'''
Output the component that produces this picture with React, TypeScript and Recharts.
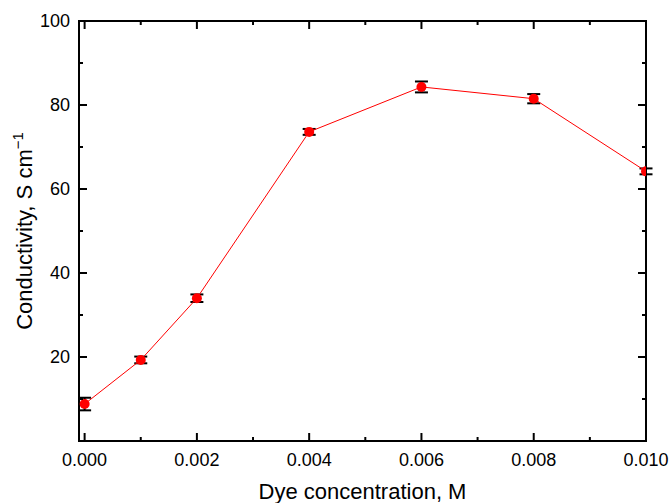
import React from 'react';
import { ScatterChart, Scatter, XAxis, YAxis, ErrorBar } from 'recharts';

// Dye concentration (M) vs conductivity (S cm-1)
const concentration = [0, 0.001, 0.002, 0.004, 0.006, 0.008, 0.01];
const conductivity = [8.8, 19.3, 34.0, 73.6, 84.3, 81.5, 64.2];
const conductivityErr = [1.5, 0.8, 0.9, 0.7, 1.3, 1.1, 0.7];

const xTicks = [0, 0.001, 0.002, 0.003, 0.004, 0.005, 0.006, 0.007, 0.008, 0.009, 0.01];
const xMajor = [0, 0.002, 0.004, 0.006, 0.008, 0.01];
const yTicks = [0, 10, 20, 30, 40, 50, 60, 70, 80, 90, 100];
const yMajor = [20, 40, 60, 80, 100];

const data = concentration.map((c, i) => ({
  x: c,
  y: conductivity[i],
  err: conductivityErr[i],
}));

const FONT = '"Liberation Sans", Arial, Helvetica, sans-serif';
const RED = '#ff0000';
// recharts shifts the tick anchor by tickSize; we keep it at 1 and undo it here
const TS = 1;

const isMajorX = (v: number) => xMajor.some((m) => Math.abs(m - v) < 1e-9);
const isMajorY = (v: number) => yMajor.includes(v) || v === 0;

// tick renderers: ticks point into the plot, labels only on major ones
const BottomTick = ({ x, y, payload }: any) => {
  const major = isMajorX(payload.value);
  const y0 = y - TS;
  return (
    <g>
      <line x1={x} x2={x} y1={y0} y2={y0 - (major ? 8 : 4)} stroke="#000" strokeWidth={2} />
      {major && (
        <text x={x} y={y0 + 25} textAnchor="middle" fontSize={18} fontFamily={FONT} fill="#000">
          {payload.value.toFixed(3)}
        </text>
      )}
    </g>
  );
};

const TopTick = ({ x, y, payload }: any) => {
  const major = isMajorX(payload.value);
  const y0 = y + TS;
  return <line x1={x} x2={x} y1={y0} y2={y0 + (major ? 8 : 4)} stroke="#000" strokeWidth={2} />;
};

const LeftTick = ({ x, y, payload }: any) => {
  const major = isMajorY(payload.value);
  const x0 = x + TS;
  return (
    <g>
      <line x1={x0} x2={x0 + (major ? 8 : 4)} y1={y} y2={y} stroke="#000" strokeWidth={2} />
      {yMajor.includes(payload.value) && (
        <text x={x0 - 9} y={y + 6} textAnchor="end" fontSize={18} fontFamily={FONT} fill="#000">
          {payload.value}
        </text>
      )}
    </g>
  );
};

const RightTick = ({ x, y, payload }: any) => {
  const major = isMajorY(payload.value);
  const x0 = x - TS;
  return <line x1={x0} x2={x0 - (major ? 8 : 4)} y1={y} y2={y} stroke="#000" strokeWidth={2} />;
};

const YTitle = ({ viewBox }: any) => {
  const cx = 32;
  const cy = viewBox.y + viewBox.height / 2;
  return (
    <text
      x={cx}
      y={cy}
      transform={`rotate(-90, ${cx}, ${cy})`}
      textAnchor="middle"
      fontSize={22}
      fontFamily={FONT}
      fill="#000"
    >
      Conductivity, S cm
      <tspan fontSize={15} dy={-9}>−1</tspan>
    </text>
  );
};

const Dot = ({ cx, cy }: any) => <circle cx={cx} cy={cy} r={5} fill={RED} />;
const Empty = () => <g />;

const axisLine = { stroke: '#000', strokeWidth: 2, strokeLinecap: 'square' as const };

export default function App() {
  return (
    <div style={{ position: 'absolute', left: 0, top: 0, background: '#fff' }}>
      <ScatterChart width={671} height={503} margin={{ top: 20, right: 24, bottom: 0, left: 0 }}>
        <XAxis
          xAxisId="bottom"
          type="number"
          dataKey="x"
          domain={[-0.0001, 0.01]}
          ticks={xTicks}
          interval={0}
          allowDataOverflow
          height={62}
          tickSize={TS}
          tickMargin={0}
          tickLine={false}
          axisLine={axisLine}
          tick={<BottomTick />}
          label={{
            value: 'Dye concentration, M',
            position: 'insideBottom',
            offset: 4,
            fontSize: 22,
            fontFamily: FONT,
            fill: '#000',
          }}
        />
        <XAxis
          xAxisId="top"
          orientation="top"
          type="number"
          dataKey="x"
          domain={[-0.0001, 0.01]}
          ticks={xTicks}
          interval={0}
          allowDataOverflow
          height={1}
          tickSize={TS}
          tickMargin={0}
          tickLine={false}
          axisLine={axisLine}
          tick={<TopTick />}
        />
        <YAxis
          yAxisId="left"
          type="number"
          dataKey="y"
          domain={[0, 100]}
          ticks={yTicks}
          interval={0}
          allowDataOverflow
          width={79}
          tickSize={TS}
          tickMargin={0}
          tickLine={false}
          axisLine={axisLine}
          tick={<LeftTick />}
          label={<YTitle />}
        />
        <YAxis
          yAxisId="right"
          orientation="right"
          type="number"
          dataKey="y"
          domain={[0, 100]}
          ticks={yTicks}
          interval={0}
          allowDataOverflow
          width={1}
          tickSize={TS}
          tickMargin={0}
          tickLine={false}
          axisLine={axisLine}
          tick={<RightTick />}
        />
        <Scatter
          data={data}
          xAxisId="bottom"
          yAxisId="left"
          fill={RED}
          line={{ stroke: RED, strokeWidth: 1 }}
          shape={<Dot />}
          isAnimationActive={false}
        />
        <Scatter
          data={data}
          xAxisId="top"
          yAxisId="right"
          fill="none"
          shape={<Empty />}
          isAnimationActive={false}
        >
          <ErrorBar dataKey="err" direction="y" width={6.5} stroke="#000" strokeWidth={2} isAnimationActive={false} />
        </Scatter>
      </ScatterChart>
    </div>
  );
}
'''
Work instructions -
Take the listing above and print it exactly, apart from the pictures.

Answer for the task -
Output the component that produces this picture with React, TypeScript and Recharts.
import React from 'react';
import { ScatterChart, Scatter, XAxis, YAxis, ErrorBar } from 'recharts';

// Dye concentration (M) vs conductivity (S cm-1)
const concentration = [0, 0.001, 0.002, 0.004, 0.006, 0.008, 0.01];
const conductivity = [8.8, 19.3, 34.0, 73.6, 84.3, 81.5, 64.2];
const conductivityErr = [1.5, 0.8, 0.9, 0.7, 1.3, 1.1, 0.7];

const xTicks = [0, 0.001, 0.002, 0.003, 0.004, 0.005, 0.006, 0.007, 0.008, 0.009, 0.01];
const xMajor = [0, 0.002, 0.004, 0.006, 0.008, 0.01];
const yTicks = [0, 10, 20, 30, 40, 50, 60, 70, 80, 90, 100];
const yMajor = [20, 40, 60, 80, 100];

const data = concentration.map((c, i) => ({
  x: c,
  y: conductivity[i],
  err: conductivityErr[i],
}));

const FONT = '"Liberation Sans", Arial, Helvetica, sans-serif';
const RED = '#ff0000';
// recharts shifts the tick anchor by tickSize; we keep it at 1 and undo it here
const TS = 1;

const isMajorX = (v: number) => xMajor.some((m) => Math.abs(m - v) < 1e-9);
const isMajorY = (v: number) => yMajor.includes(v) || v === 0;

// tick renderers: ticks point into the plot, labels only on major ones
const BottomTick = ({ x, y, payload }: any) => {
  const major = isMajorX(payload.value);
  const y0 = y - TS;
  return (
    <g>
      <line x1={x} x2={x} y1={y0} y2={y0 - (major ? 8 : 4)} stroke="#000" strokeWidth={2} />
      {major && (
        <text x={x} y={y0 + 25} textAnchor="middle" fontSize={18} fontFamily={FONT} fill="#000">
          {payload.value.toFixed(3)}
        </text>
      )}
    </g>
  );
};

const TopTick = ({ x, y, payload }: any) => {
  const major = isMajorX(payload.value);
  const y0 = y + TS;
  return <line x1={x} x2={x} y1={y0} y2={y0 + (major ? 8 : 4)} stroke="#000" strokeWidth={2} />;
};

const LeftTick = ({ x, y, payload }: any) => {
  const major = isMajorY(payload.value);
  const x0 = x + TS;
  return (
    <g>
      <line x1={x0} x2={x0 + (major ? 8 : 4)} y1={y} y2={y} stroke="#000" strokeWidth={2} />
      {yMajor.includes(payload.value) && (
        <text x={x0 - 9} y={y + 6} textAnchor="end" fontSize={18} fontFamily={FONT} fill="#000">
          {payload.value}
        </text>
      )}
    </g>
  );
};

const RightTick = ({ x, y, payload }: any) => {
  const major = isMajorY(payload.value);
  const x0 = x - TS;
  return <line x1={x0} x2={x0 - (major ? 8 : 4)} y1={y} y2={y} stroke="#000" strokeWidth={2} />;
};

const YTitle = ({ viewBox }: any) => {
  const cx = 32;
  const cy = viewBox.y + viewBox.height / 2;
  return (
    <text
      x={cx}
      y={cy}
      transform={`rotate(-90, ${cx}, ${cy})`}
      textAnchor="middle"
      fontSize={22}
      fontFamily={FONT}
      fill="#000"
    >
      Conductivity, S cm
      <tspan fontSize={15} dy={-9}>−1</tspan>
    </text>
  );
};

const Dot = ({ cx, cy }: any) => <circle cx={cx} cy={cy} r={5} fill={RED} />;
const Empty = () => <g />;

const axisLine = { stroke: '#000', strokeWidth: 2, strokeLinecap: 'square' as const };

export default function App() {
  return (
    <div style={{ position: 'absolute', left: 0, top: 0, background: '#fff' }}>
      <ScatterChart width={671} height={503} margin={{ top: 20, right: 24, bottom: 0, left: 0 }}>
        <XAxis
          xAxisId="bottom"
          type="number"
          dataKey="x"
          domain={[-0.0001, 0.01]}
          ticks={xTicks}
          interval={0}
          allowDataOverflow
          height={62}
          tickSize={TS}
          tickMargin={0}
          tickLine={false}
          axisLine={axisLine}
          tick={<BottomTick />}
          label={{
            value: 'Dye concentration, M',
            position: 'insideBottom',
            offset: 4,
            fontSize: 22,
            fontFamily: FONT,
            fill: '#000',
          }}
        />
        <XAxis
          xAxisId="top"
          orientation="top"
          type="number"
          dataKey="x"
          domain={[-0.0001, 0.01]}
          ticks={xTicks}
          interval={0}
          allowDataOverflow
          height={1}
          tickSize={TS}
          tickMargin={0}
          tickLine={false}
          axisLine={axisLine}
          tick={<TopTick />}
        />
        <YAxis
          yAxisId="left"
          type="number"
          dataKey="y"
          domain={[0, 100]}
          ticks={yTicks}
          interval={0}
          allowDataOverflow
          width={79}
          tickSize={TS}
          tickMargin={0}
          tickLine={false}
          axisLine={axisLine}
          tick={<LeftTick />}
          label={<YTitle />}
        />
        <YAxis
          yAxisId="right"
          orientation="right"
          type="number"
          dataKey="y"
          domain={[0, 100]}
          ticks={yTicks}
          interval={0}
          allowDataOverflow
          width={1}
          tickSize={TS}
          tickMargin={0}
          tickLine={false}
          axisLine={axisLine}
          tick={<RightTick />}
        />
        <Scatter
          data={data}
          xAxisId="bottom"
          yAxisId="left"
          fill={RED}
          line={{ stroke: RED, strokeWidth: 1 }}
          shape={<Dot />}
          isAnimationActive={false}
        />
        <Scatter
          data={data}
          xAxisId="top"
          yAxisId="right"
          fill="none"
          shape={<Empty />}
          isAnimationActive={false}
        >
          <ErrorBar dataKey="err" direction="y" width={6.5} stroke="#000" strokeWidth={2} isAnimationActive={false} />
        </Scatter>
      </ScatterChart>
    </div>
  );
}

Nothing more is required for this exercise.